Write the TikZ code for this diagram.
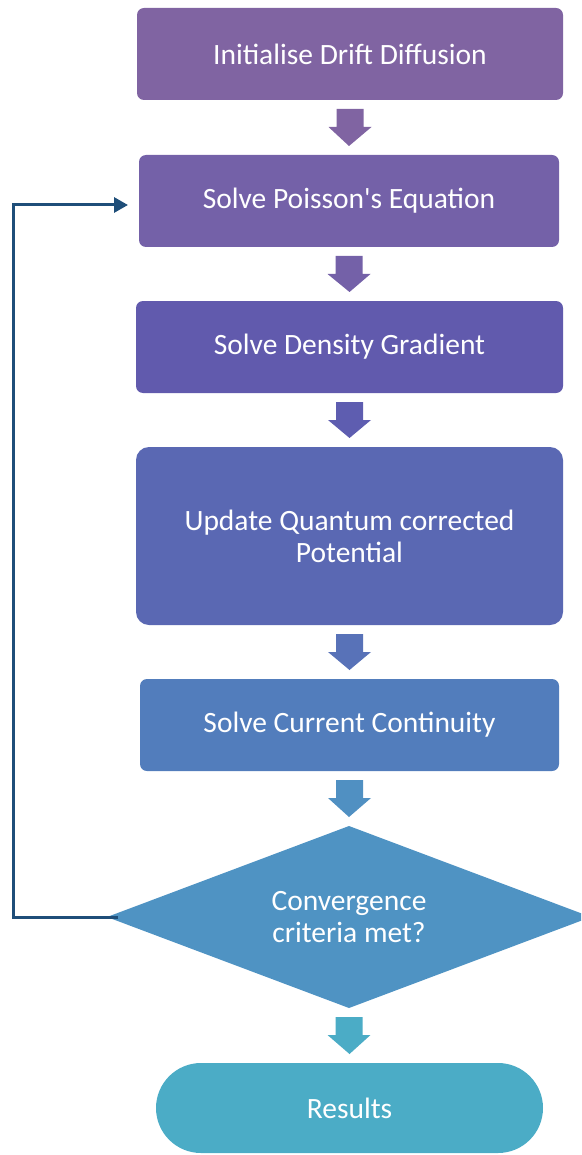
\documentclass[tikz,border=0pt]{standalone}
\usepackage{fontspec}
\setmainfont{Carlito}[Ligatures=TeXOff]
\usetikzlibrary{shapes.geometric,calc,arrows.meta}

\definecolor{cInit}{HTML}{8064A2}
\definecolor{cPois}{HTML}{7461A8}
\definecolor{cDens}{HTML}{615AAD}
\definecolor{cQuan}{HTML}{5A68B3}
\definecolor{cCurr}{HTML}{527DBC}
\definecolor{cConv}{HTML}{4F93C3}
\definecolor{cRes}{HTML}{4BACC6}
\definecolor{aDens}{HTML}{5E5DB0}
\definecolor{aQuan}{HTML}{5872B8}
\definecolor{aConv}{HTML}{5090C2}
\definecolor{loopline}{HTML}{1F4E79}

% block arrow pointing down from the bottom of #1 to the top of #2
\newcommand{\downarrowblock}[3]{%
  \fill[#3]
    ($(#1.south)+(-13.5,9)$) -- ($(#1.south)+(13.5,9)$) --
    ($(#1.south)+(13.5,27)$) -- ($(#1.south)+(21.5,27)$) --
    ($(#2.north)+(0,-9)$) --
    ($(#1.south)+(-21.5,27)$) -- ($(#1.south)+(-13.5,27)$) -- cycle;}

\begin{document}
\begin{tikzpicture}[x=1pt,y=-1pt,
  txt/.style={text=white, font=\fontsize{29.5}{32}\selectfont, align=center,
              inner sep=0pt, outer sep=0pt},
  stepbox/.style={txt, rectangle, rounded corners=7pt,
                  minimum height=92pt},
  decision/.style={txt, diamond, aspect=2.66,
                   minimum width=484pt, minimum height=182pt},
  terminal/.style={txt, rectangle, rounded corners=45pt,
                   minimum width=387pt, minimum height=90pt},
  feedback/.style={draw=loopline, line width=3pt,
                   -{Triangle[width=15pt,length=14pt]}}]
\useasboundingbox (0,0) rectangle (581,1155);
\clip (0,0) rectangle (581,1155);

\node[stepbox, fill=cInit, minimum width=426pt] (init) at (350,54)
  {Initialise Drift Diffusion};
\node[stepbox, fill=cPois, minimum width=420pt] (poisson) at (349,201)
  {Solve Poisson's Equation};
\node[stepbox, fill=cDens, minimum width=427pt] (density) at (349.5,347)
  {Solve Density Gradient};
\node[stepbox, fill=cQuan, minimum width=427pt, minimum height=178pt,
      rounded corners=13pt] (quantum) at (349.5,536)
  {Update Quantum corrected\\Potential};
\node[stepbox, fill=cCurr, minimum width=419pt] (current) at (349.5,725)
  {Solve Current Continuity};
\node[decision, fill=cConv] (conv) at (349,917)
  {Convergence\\criteria met?};
\node[terminal, fill=cRes] (results) at (349.5,1108) {Results};

\downarrowblock{init}{poisson}{cInit}
\downarrowblock{poisson}{density}{cPois}
\downarrowblock{density}{quantum}{aDens}
\downarrowblock{quantum}{current}{aQuan}
\downarrowblock{current}{conv}{aConv}
\downarrowblock{conv}{results}{cRes}

% loop back to Poisson when not converged
\coordinate (turn) at (13,205);
\coordinate (entry) at ($(poisson.west)+(-11,4)$);
\draw[feedback] ($(conv.west)+(11,0)$) -| (turn) -- (entry);
\end{tikzpicture}
\end{document}
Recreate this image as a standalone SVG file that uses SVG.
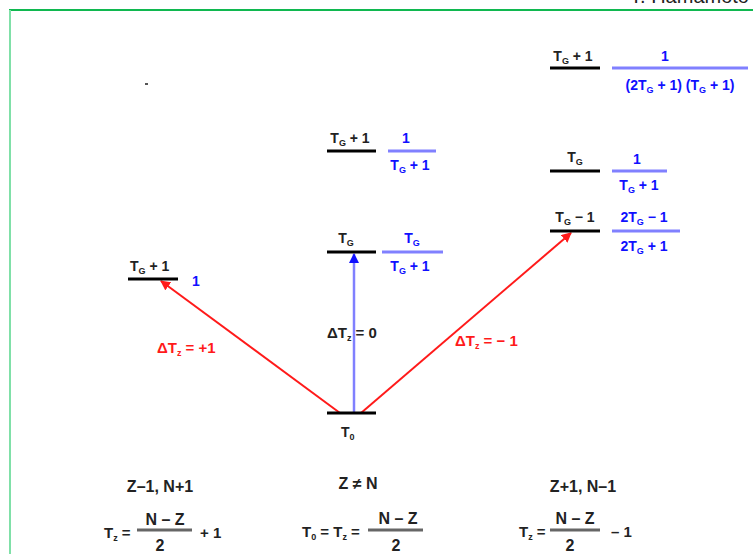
<svg xmlns="http://www.w3.org/2000/svg" width="753" height="554" viewBox="0 0 753 554">
<defs>
<style>
text{font-family:"Liberation Sans",Arial,sans-serif;font-weight:bold;font-size:14px}
.k{fill:#222}
.b{fill:#1010ff}
.r{fill:#ff1a1a}
.m{text-anchor:middle}
.lg{font-size:15px}
.xl{font-size:16px}
.lvl{stroke:#000;stroke-width:3}
.fr{stroke:#8080ff;stroke-width:3}
.fk{stroke:#666;stroke-width:3}
.s{font-size:9px}
</style>
<marker id="ar" viewBox="0 0 10 10" refX="9" refY="5" markerWidth="5" markerHeight="5" orient="auto"><path d="M0,0 L10,5 L0,10 z" fill="#ff1a1a"/></marker>
<marker id="ab" viewBox="0 0 10 10" refX="9" refY="5" markerWidth="4" markerHeight="4" orient="auto"><path d="M0,0 L10,5 L0,10 z" fill="#1010ff"/></marker>
</defs>
<rect width="753" height="554" fill="#fff"/>
<g id="frame">
<line x1="9" y1="10" x2="753" y2="10" stroke="#10b850" stroke-width="2"/>
<line x1="10" y1="10" x2="10" y2="554" stroke="#80e0a8" stroke-width="2"/>
<text x="749" y="3" style="font-weight:normal;font-size:20px;text-anchor:end" fill="#222">T. Hamamoto</text>
<rect x="145" y="83" width="3" height="2" fill="#555"/>
</g>
<g id="connectors">
<line x1="340" y1="413" x2="161" y2="281" stroke="#ff1a1a" stroke-width="2" marker-end="url(#ar)"/>
<line x1="354" y1="413" x2="354" y2="254" stroke="#8080ff" stroke-width="2.5" marker-end="url(#ab)"/>
<line x1="361" y1="413" x2="571" y2="233" stroke="#ff1a1a" stroke-width="2" marker-end="url(#ar)"/>
<text x="157" y="353" class="r lg">ΔT<tspan class="s" dy="3">z</tspan><tspan dy="-3"> = +1</tspan></text>
<text x="327" y="338" class="k lg">ΔT<tspan class="s" dy="3">z</tspan><tspan dy="-3"> = 0</tspan></text>
<text x="455" y="346" class="r lg">ΔT<tspan class="s" dy="3">z</tspan><tspan dy="-3"> = − 1</tspan></text>
</g>
<g id="left-TG1">
<line x1="128" y1="279" x2="178" y2="279" class="lvl"/>
<text x="130" y="271" class="k">T<tspan class="s" dy="3">G</tspan><tspan dy="-3"> + 1</tspan></text>
<text x="192" y="286" class="b">1</text>
</g>
<g id="center-T0">
<line x1="327" y1="413" x2="376" y2="413" class="lvl"/>
<text x="341" y="437" class="k">T<tspan class="s" dy="3">0</tspan></text>
</g>
<g id="center-TG">
<line x1="327" y1="252" x2="376" y2="252" class="lvl"/>
<text x="346" y="243" class="k m">T<tspan class="s" dy="3">G</tspan></text>
<text x="412" y="243" class="b m">T<tspan class="s" dy="3">G</tspan></text>
<line x1="382" y1="252" x2="443" y2="252" class="fr"/>
<text x="410" y="271" class="b m">T<tspan class="s" dy="3">G</tspan><tspan dy="-3"> + 1</tspan></text>
</g>
<g id="center-TG1">
<line x1="327" y1="151" x2="376" y2="151" class="lvl"/>
<text x="350" y="143" class="k m">T<tspan class="s" dy="3">G</tspan><tspan dy="-3"> + 1</tspan></text>
<text x="406" y="143" class="b m">1</text>
<line x1="388" y1="151" x2="436" y2="151" class="fr"/>
<text x="410" y="170" class="b m">T<tspan class="s" dy="3">G</tspan><tspan dy="-3"> + 1</tspan></text>
</g>
<g id="right-TG1">
<line x1="550" y1="68" x2="600" y2="68" class="lvl"/>
<text x="573" y="61" class="k m">T<tspan class="s" dy="3">G</tspan><tspan dy="-3"> + 1</tspan></text>
<text x="665" y="61" class="b m">1</text>
<line x1="612" y1="68" x2="748" y2="68" class="fr"/>
<text x="680" y="90" class="b m">(2T<tspan class="s" dy="3">G</tspan><tspan dy="-3"> + 1) (T</tspan><tspan class="s" dy="3">G</tspan><tspan dy="-3"> + 1)</tspan></text>
</g>
<g id="right-TG">
<line x1="550" y1="171" x2="600" y2="171" class="lvl"/>
<text x="575" y="162" class="k m">T<tspan class="s" dy="3">G</tspan></text>
<text x="637" y="164" class="b m">1</text>
<line x1="612" y1="171" x2="667" y2="171" class="fr"/>
<text x="639" y="190" class="b m">T<tspan class="s" dy="3">G</tspan><tspan dy="-3"> + 1</tspan></text>
</g>
<g id="right-TGm1">
<line x1="550" y1="231" x2="600" y2="231" class="lvl"/>
<text x="575" y="222" class="k m">T<tspan class="s" dy="3">G</tspan><tspan dy="-3"> − 1</tspan></text>
<text x="644" y="222" class="b m">2T<tspan class="s" dy="3">G</tspan><tspan dy="-3"> − 1</tspan></text>
<line x1="612" y1="231" x2="680" y2="231" class="fr"/>
<text x="644" y="251" class="b m">2T<tspan class="s" dy="3">G</tspan><tspan dy="-3"> + 1</tspan></text>
</g>
<g id="bottom-left">
<text x="160" y="492" class="k m xl">Z–1, N+1</text>
<text x="104" y="538" class="k lg">T<tspan class="s" dy="3">z</tspan><tspan dy="-3"> =</tspan></text>
<text x="165" y="525" class="k m xl">N – Z</text>
<line x1="137" y1="530" x2="192" y2="530" class="fk"/>
<text x="160" y="551" class="k m xl">2</text>
<text x="200" y="538" class="k lg">+ 1</text>
</g>
<g id="bottom-center">
<text x="358" y="489" class="k m xl">Z ≠ N</text>
<text x="302" y="537" class="k lg">T<tspan class="s" dy="3">0</tspan><tspan dy="-3"> = T</tspan><tspan class="s" dy="3">z</tspan><tspan dy="-3"> =</tspan></text>
<text x="398" y="524" class="k m xl">N – Z</text>
<line x1="368" y1="530" x2="423" y2="530" class="fk"/>
<text x="396" y="551" class="k m xl">2</text>
</g>
<g id="bottom-right">
<text x="583" y="492" class="k m xl">Z+1, N–1</text>
<text x="519" y="537" class="k lg">T<tspan class="s" dy="3">z</tspan><tspan dy="-3"> =</tspan></text>
<text x="575" y="524" class="k m xl">N – Z</text>
<line x1="550" y1="530" x2="600" y2="530" class="fk"/>
<text x="570" y="551" class="k m xl">2</text>
<text x="611" y="537" class="k lg">– 1</text>
</g>
</svg>
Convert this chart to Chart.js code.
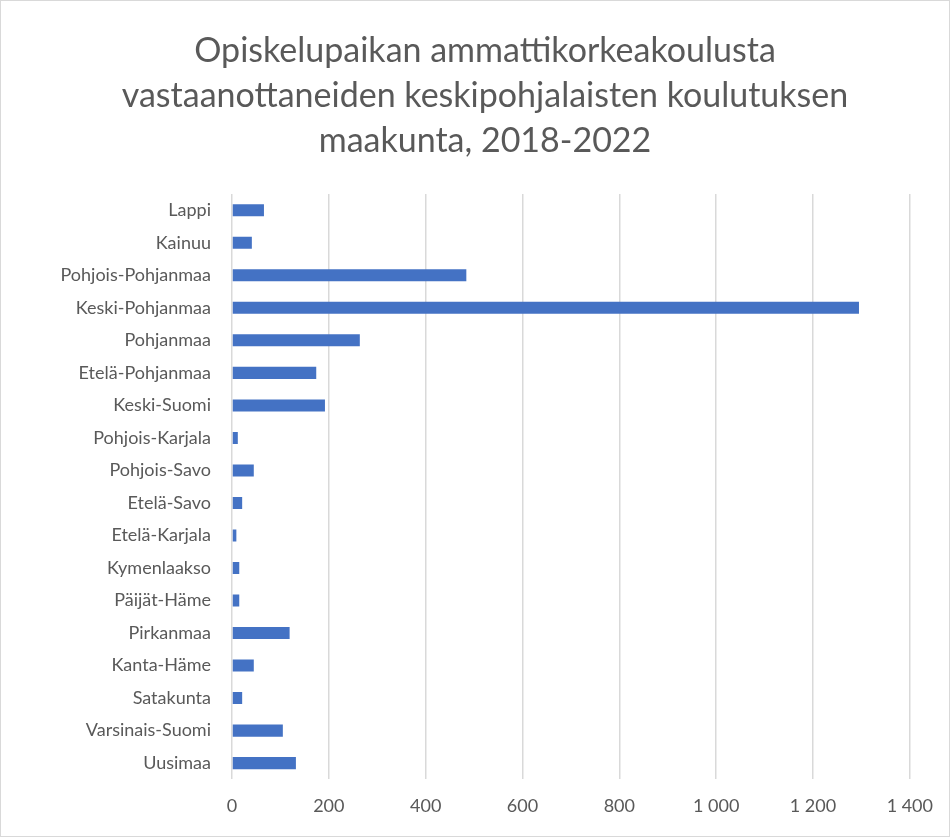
<!DOCTYPE html>
<html>
<head>
<meta charset="utf-8">
<script src="https://cdn.jsdelivr.net/npm/chart.js@4"></script>
<style>
  body { margin: 0; background: #fff; }
  #wrap { width: 948px; height: 835px; border: 1px solid #d9d9d9; }
</style>
</head>
<body>
<div id="wrap"><canvas id="chart" width="948" height="835"></canvas></div>
<script>
// Maakunnat ylhäältä alas kuten kuvassa
const maakunnat = [
    'Lappi', 'Kainuu', 'Pohjois-Pohjanmaa', 'Keski-Pohjanmaa', 'Pohjanmaa',
    'Etelä-Pohjanmaa', 'Keski-Suomi', 'Pohjois-Karjala', 'Pohjois-Savo',
    'Etelä-Savo', 'Etelä-Karjala', 'Kymenlaakso', 'Päijät-Häme', 'Pirkanmaa',
    'Kanta-Häme', 'Satakunta', 'Varsinais-Suomi', 'Uusimaa'
];
const vastaanotetut = [66, 41, 484, 1295, 264, 174, 192, 12, 45, 21, 9, 15, 15, 119, 45, 21, 105, 132];

const otsikko = [
    'Opiskelupaikan ammattikorkeakoulusta',
    'vastaanottaneiden keskipohjalaisten koulutuksen',
    'maakunta, 2018-2022'
];
const xMin = 0, xMax = 1400, xStep = 200;

const tekstiVari = '#595959';
const fontti = 'Lato, "Open Sans", sans-serif';

// Tuhaterotin välilyönnillä (1 000)
function muotoile(v) {
    return String(v).replace(/\B(?=(\d{3})+(?!\d))/g, ' ');
}

// Otsikko piirretään itse, jotta se keskittyy kuten Excelissä
const otsikkoPlugin = {
    id: 'otsikko',
    afterDraw(chart) {
        const c = chart.ctx;
        c.save();
        c.fillStyle = tekstiVari;
        c.font = '34px ' + fontti;
        c.textAlign = 'center';
        c.textBaseline = 'middle';
        otsikko.forEach((rivi, i) => c.fillText(rivi, 484, 50 + i * 45));
        c.restore();
    }
};

const ctx = document.getElementById('chart').getContext('2d');
new Chart(ctx, {
    type: 'bar',
    data: {
        labels: maakunnat,
        datasets: [{
            data: vastaanotetut,
            backgroundColor: '#4472C4',
            categoryPercentage: 1,
            barPercentage: 0.37
        }]
    },
    options: {
        indexAxis: 'y',
        responsive: false,
        animation: false,
        layout: { padding: { left: 0, right: 30, top: 193, bottom: 3 } },
        plugins: {
            legend: { display: false },
            tooltip: { enabled: false },
            title: { display: false }
        },
        scales: {
            x: {
                min: xMin,
                max: xMax,
                ticks: {
                    stepSize: xStep,
                    color: tekstiVari,
                    font: { family: fontti, size: 18 },
                    padding: 16,
                    callback: v => muotoile(v)
                },
                grid: { color: '#d9d9d9', lineWidth: 1.5, drawTicks: false },
                border: { display: false }
            },
            y: {
                ticks: {
                    color: tekstiVari,
                    font: { family: fontti, size: 18 },
                    padding: 13
                },
                grid: { display: false },
                border: { display: false },
                afterFit: s => { s.width = 231; }
            }
        }
    },
    plugins: [otsikkoPlugin]
});
</script>
</body>
</html>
********************
■ **Short problem**: Without the pictures, write out the lines from the beginning of the entries through the line with "fill=cRes] (results) at".

■ **Answer to the exercise**:
Write the TikZ code for this diagram.
\documentclass[tikz,border=0pt]{standalone}
\usepackage{fontspec}
\setmainfont{Carlito}[Ligatures=TeXOff]
\usetikzlibrary{shapes.geometric,calc,arrows.meta}

\definecolor{cInit}{HTML}{8064A2}
\definecolor{cPois}{HTML}{7461A8}
\definecolor{cDens}{HTML}{615AAD}
\definecolor{cQuan}{HTML}{5A68B3}
\definecolor{cCurr}{HTML}{527DBC}
\definecolor{cConv}{HTML}{4F93C3}
\definecolor{cRes}{HTML}{4BACC6}
\definecolor{aDens}{HTML}{5E5DB0}
\definecolor{aQuan}{HTML}{5872B8}
\definecolor{aConv}{HTML}{5090C2}
\definecolor{loopline}{HTML}{1F4E79}

% block arrow pointing down from the bottom of #1 to the top of #2
\newcommand{\downarrowblock}[3]{%
  \fill[#3]
    ($(#1.south)+(-13.5,9)$) -- ($(#1.south)+(13.5,9)$) --
    ($(#1.south)+(13.5,27)$) -- ($(#1.south)+(21.5,27)$) --
    ($(#2.north)+(0,-9)$) --
    ($(#1.south)+(-21.5,27)$) -- ($(#1.south)+(-13.5,27)$) -- cycle;}

\begin{document}
\begin{tikzpicture}[x=1pt,y=-1pt,
  txt/.style={text=white, font=\fontsize{29.5}{32}\selectfont, align=center,
              inner sep=0pt, outer sep=0pt},
  stepbox/.style={txt, rectangle, rounded corners=7pt,
                  minimum height=92pt},
  decision/.style={txt, diamond, aspect=2.66,
                   minimum width=484pt, minimum height=182pt},
  terminal/.style={txt, rectangle, rounded corners=45pt,
                   minimum width=387pt, minimum height=90pt},
  feedback/.style={draw=loopline, line width=3pt,
                   -{Triangle[width=15pt,length=14pt]}}]
\useasboundingbox (0,0) rectangle (581,1155);
\clip (0,0) rectangle (581,1155);

\node[stepbox, fill=cInit, minimum width=426pt] (init) at (350,54)
  {Initialise Drift Diffusion};
\node[stepbox, fill=cPois, minimum width=420pt] (poisson) at (349,201)
  {Solve Poisson's Equation};
\node[stepbox, fill=cDens, minimum width=427pt] (density) at (349.5,347)
  {Solve Density Gradient};
\node[stepbox, fill=cQuan, minimum width=427pt, minimum height=178pt,
      rounded corners=13pt] (quantum) at (349.5,536)
  {Update Quantum corrected\\Potential};
\node[stepbox, fill=cCurr, minimum width=419pt] (current) at (349.5,725)
  {Solve Current Continuity};
\node[decision, fill=cConv] (conv) at (349,917)
  {Convergence\\criteria met?};
\node[terminal, fill=cRes] (results) at (349.5,1108) {Results};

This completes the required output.